Wenn also absehbar ist, dass den Forderungen der Geldbesitzer gegen eine Volkswirtschaft eine schrumpfende Leistungsfähigkeit dieser Volkswirtschaft gegenübersteht, dann stehen sich am Devisenmarkt jene Spekulanten, die darauf vertrauen, dass die Wirtschaftskraft noch ausreichen wird, den anderen Spekulanten gegenüber, die überzeugt sind, dass die Geldbestände nicht mehr durch zukünftige Leistungen gedeckt sind. Überwiegen die negativen Einschätzungen, wird die Währung nur noch mit deutlichen Abschlägen gehandelt. Dies ist ein Vorgriff auf zukünftig erwartete Kreditausfälle, die damit kompensiert werden sollen.

Die wahren Ziele der links-grünen Koalition mit dem liberalen Häubchen aus saurer Sahne bleiben hinter der Klima- und Energiewende-Fantasterei verborgen. Die wahren Ergebnisse sind in ihren Umrissen allerdings inzwischen erkennbar, und diese Umrisse reichen weit über Deutschland hinaus in den gesamten Euro-Raum und in die EU hinein. Der von deutscher Wirtschafts-, Energie- und Russland-Politik angerichtete Schaden alleine am Kurs des Euro verteuert die Importe aller Euro-Staaten annähernd um 20 Prozent. Wie Griechenland, Italien, Spanien und Portugal das stemmen sollen, steht in den Sternen.
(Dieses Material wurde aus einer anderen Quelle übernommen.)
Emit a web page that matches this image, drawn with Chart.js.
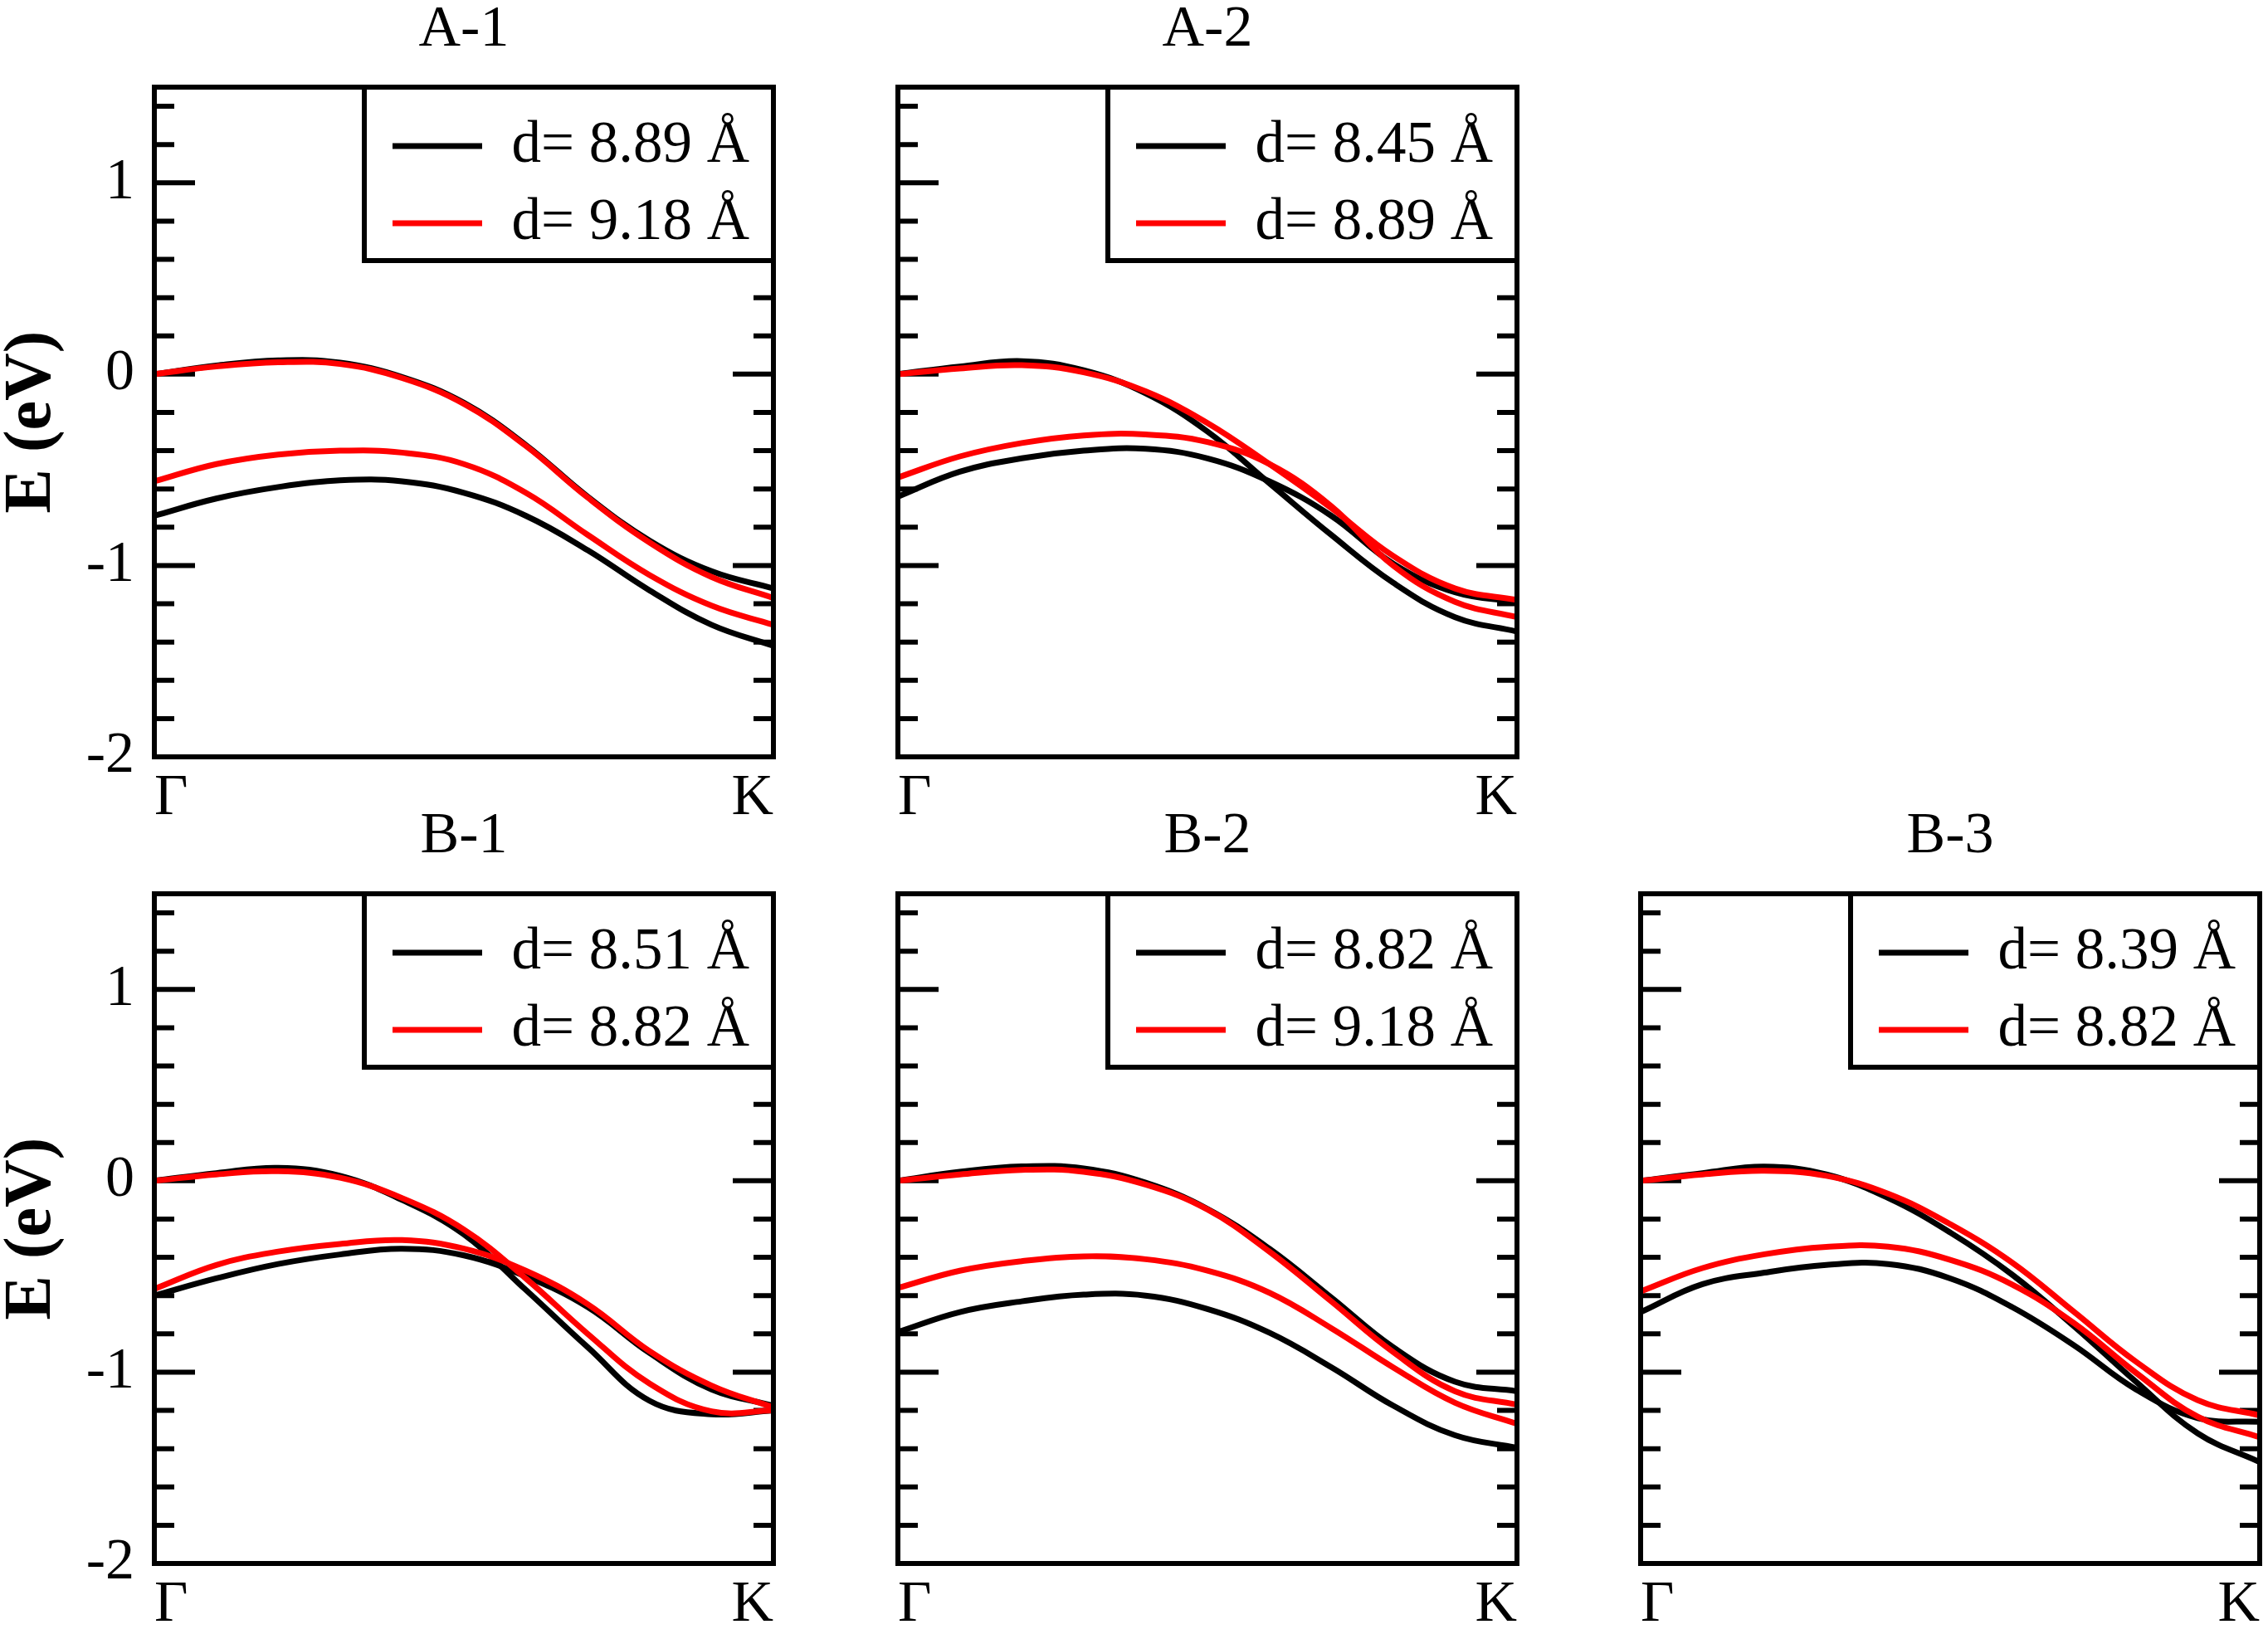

Aber das ist ja nur der Anfang. Mit jedem Euro, der mehr aufgewendet werden muss, um Importe aus den Nicht-Euro-Ausland zu bezahlen, und da stehen die Energieimporte immer noch an vorderer Stelle, wird die Kaufkraft für Waren aus dem EU-Binnenmarkt reduziert.

Spätestens jetzt müsste auch dem Letzten ein Licht aufgehen, dass der Spruch „Deutschland profitiert am meisten vom Euro“ seine Glaubwürdigkeit inzwischen vollständig verloren hat.

Der Euro, in seinem derzeitigen Zustand, führt dazu, dass Deutschlands Exporte auch in den EU-Binnenmarkt erheblich beeinträchtigt werden, was die Abwärtsspirale nochmals beschleunigt.

Sollte die EZB in dieser Situation den Markt allerdings neuerlich mit Geld fluten, was zu befürchten ist, käme das dem Straftatbestand der Wechselreiterei nahe.